## Supplied data:
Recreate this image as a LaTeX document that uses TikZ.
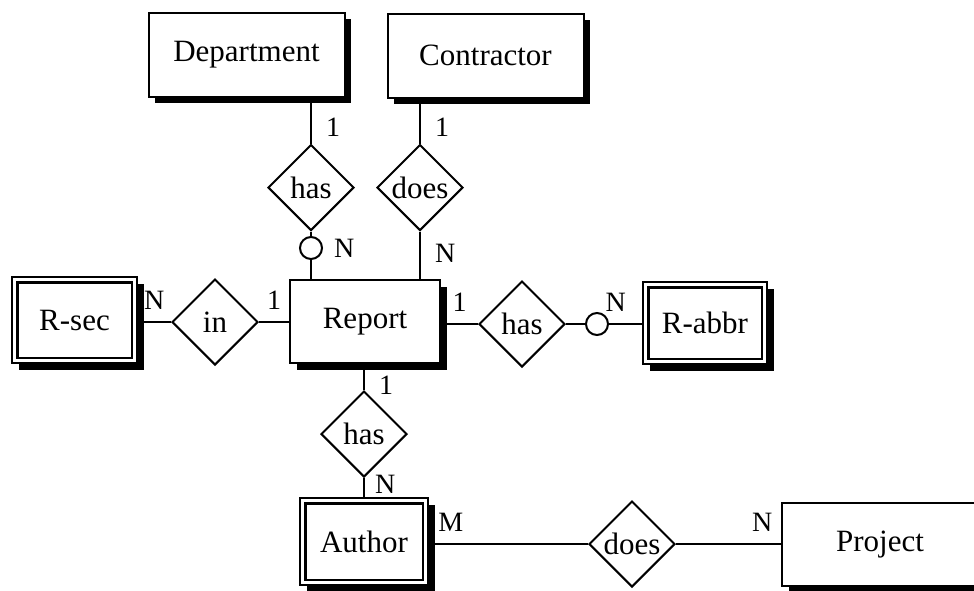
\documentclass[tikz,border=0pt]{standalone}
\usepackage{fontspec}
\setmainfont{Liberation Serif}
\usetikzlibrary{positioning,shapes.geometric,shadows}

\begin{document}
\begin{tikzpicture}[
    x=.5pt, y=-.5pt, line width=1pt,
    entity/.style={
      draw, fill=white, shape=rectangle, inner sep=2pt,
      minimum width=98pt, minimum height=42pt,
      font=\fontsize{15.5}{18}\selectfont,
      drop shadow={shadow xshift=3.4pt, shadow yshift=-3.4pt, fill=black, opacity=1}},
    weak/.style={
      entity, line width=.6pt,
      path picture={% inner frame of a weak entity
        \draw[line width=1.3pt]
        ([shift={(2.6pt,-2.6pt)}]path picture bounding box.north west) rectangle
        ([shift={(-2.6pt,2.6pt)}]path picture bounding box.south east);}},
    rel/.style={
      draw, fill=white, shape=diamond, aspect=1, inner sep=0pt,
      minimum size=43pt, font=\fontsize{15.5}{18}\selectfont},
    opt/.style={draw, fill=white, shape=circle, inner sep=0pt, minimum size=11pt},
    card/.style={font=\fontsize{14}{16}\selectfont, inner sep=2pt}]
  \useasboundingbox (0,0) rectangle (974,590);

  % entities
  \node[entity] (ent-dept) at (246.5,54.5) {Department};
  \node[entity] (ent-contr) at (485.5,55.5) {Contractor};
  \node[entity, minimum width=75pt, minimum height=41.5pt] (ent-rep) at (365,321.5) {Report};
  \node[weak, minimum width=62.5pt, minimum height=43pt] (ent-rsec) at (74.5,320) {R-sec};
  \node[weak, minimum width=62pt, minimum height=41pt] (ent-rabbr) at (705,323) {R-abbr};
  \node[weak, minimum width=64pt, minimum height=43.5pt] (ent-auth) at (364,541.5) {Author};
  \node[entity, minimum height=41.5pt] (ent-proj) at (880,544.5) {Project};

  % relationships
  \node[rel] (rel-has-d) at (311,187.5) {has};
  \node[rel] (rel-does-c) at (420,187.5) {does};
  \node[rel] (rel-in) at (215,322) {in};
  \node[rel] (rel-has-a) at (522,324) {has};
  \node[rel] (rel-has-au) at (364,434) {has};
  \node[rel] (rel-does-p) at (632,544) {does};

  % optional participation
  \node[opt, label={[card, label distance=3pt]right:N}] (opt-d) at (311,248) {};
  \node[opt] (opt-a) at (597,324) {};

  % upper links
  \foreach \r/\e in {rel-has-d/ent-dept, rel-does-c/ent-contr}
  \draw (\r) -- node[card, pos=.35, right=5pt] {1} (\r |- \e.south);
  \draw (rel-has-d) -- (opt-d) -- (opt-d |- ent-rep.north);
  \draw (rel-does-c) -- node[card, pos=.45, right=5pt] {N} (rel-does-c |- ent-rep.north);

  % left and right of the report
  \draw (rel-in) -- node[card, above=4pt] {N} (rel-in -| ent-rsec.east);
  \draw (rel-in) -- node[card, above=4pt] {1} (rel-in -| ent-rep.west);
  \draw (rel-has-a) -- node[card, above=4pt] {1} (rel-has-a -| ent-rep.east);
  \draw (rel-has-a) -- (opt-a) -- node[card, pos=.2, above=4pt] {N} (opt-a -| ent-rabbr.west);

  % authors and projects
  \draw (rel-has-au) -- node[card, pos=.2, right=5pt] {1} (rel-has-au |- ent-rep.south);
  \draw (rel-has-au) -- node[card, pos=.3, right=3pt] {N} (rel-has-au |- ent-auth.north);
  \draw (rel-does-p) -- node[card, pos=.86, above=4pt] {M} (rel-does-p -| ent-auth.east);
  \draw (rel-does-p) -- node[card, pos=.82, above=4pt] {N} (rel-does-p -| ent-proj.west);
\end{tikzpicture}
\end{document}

## Short task:
Repeat the data exactly in full, omitting its pictures.

## Answer:
Recreate this image as a LaTeX document that uses TikZ.
\documentclass[tikz,border=0pt]{standalone}
\usepackage{fontspec}
\setmainfont{Liberation Serif}
\usetikzlibrary{positioning,shapes.geometric,shadows}

\begin{document}
\begin{tikzpicture}[
    x=.5pt, y=-.5pt, line width=1pt,
    entity/.style={
      draw, fill=white, shape=rectangle, inner sep=2pt,
      minimum width=98pt, minimum height=42pt,
      font=\fontsize{15.5}{18}\selectfont,
      drop shadow={shadow xshift=3.4pt, shadow yshift=-3.4pt, fill=black, opacity=1}},
    weak/.style={
      entity, line width=.6pt,
      path picture={% inner frame of a weak entity
        \draw[line width=1.3pt]
        ([shift={(2.6pt,-2.6pt)}]path picture bounding box.north west) rectangle
        ([shift={(-2.6pt,2.6pt)}]path picture bounding box.south east);}},
    rel/.style={
      draw, fill=white, shape=diamond, aspect=1, inner sep=0pt,
      minimum size=43pt, font=\fontsize{15.5}{18}\selectfont},
    opt/.style={draw, fill=white, shape=circle, inner sep=0pt, minimum size=11pt},
    card/.style={font=\fontsize{14}{16}\selectfont, inner sep=2pt}]
  \useasboundingbox (0,0) rectangle (974,590);

  % entities
  \node[entity] (ent-dept) at (246.5,54.5) {Department};
  \node[entity] (ent-contr) at (485.5,55.5) {Contractor};
  \node[entity, minimum width=75pt, minimum height=41.5pt] (ent-rep) at (365,321.5) {Report};
  \node[weak, minimum width=62.5pt, minimum height=43pt] (ent-rsec) at (74.5,320) {R-sec};
  \node[weak, minimum width=62pt, minimum height=41pt] (ent-rabbr) at (705,323) {R-abbr};
  \node[weak, minimum width=64pt, minimum height=43.5pt] (ent-auth) at (364,541.5) {Author};
  \node[entity, minimum height=41.5pt] (ent-proj) at (880,544.5) {Project};

  % relationships
  \node[rel] (rel-has-d) at (311,187.5) {has};
  \node[rel] (rel-does-c) at (420,187.5) {does};
  \node[rel] (rel-in) at (215,322) {in};
  \node[rel] (rel-has-a) at (522,324) {has};
  \node[rel] (rel-has-au) at (364,434) {has};
  \node[rel] (rel-does-p) at (632,544) {does};

  % optional participation
  \node[opt, label={[card, label distance=3pt]right:N}] (opt-d) at (311,248) {};
  \node[opt] (opt-a) at (597,324) {};

  % upper links
  \foreach \r/\e in {rel-has-d/ent-dept, rel-does-c/ent-contr}
  \draw (\r) -- node[card, pos=.35, right=5pt] {1} (\r |- \e.south);
  \draw (rel-has-d) -- (opt-d) -- (opt-d |- ent-rep.north);
  \draw (rel-does-c) -- node[card, pos=.45, right=5pt] {N} (rel-does-c |- ent-rep.north);

  % left and right of the report
  \draw (rel-in) -- node[card, above=4pt] {N} (rel-in -| ent-rsec.east);
  \draw (rel-in) -- node[card, above=4pt] {1} (rel-in -| ent-rep.west);
  \draw (rel-has-a) -- node[card, above=4pt] {1} (rel-has-a -| ent-rep.east);
  \draw (rel-has-a) -- (opt-a) -- node[card, pos=.2, above=4pt] {N} (opt-a -| ent-rabbr.west);

  % authors and projects
  \draw (rel-has-au) -- node[card, pos=.2, right=5pt] {1} (rel-has-au |- ent-rep.south);
  \draw (rel-has-au) -- node[card, pos=.3, right=3pt] {N} (rel-has-au |- ent-auth.north);
  \draw (rel-does-p) -- node[card, pos=.86, above=4pt] {M} (rel-does-p -| ent-auth.east);
  \draw (rel-does-p) -- node[card, pos=.82, above=4pt] {N} (rel-does-p -| ent-proj.west);
\end{tikzpicture}
\end{document}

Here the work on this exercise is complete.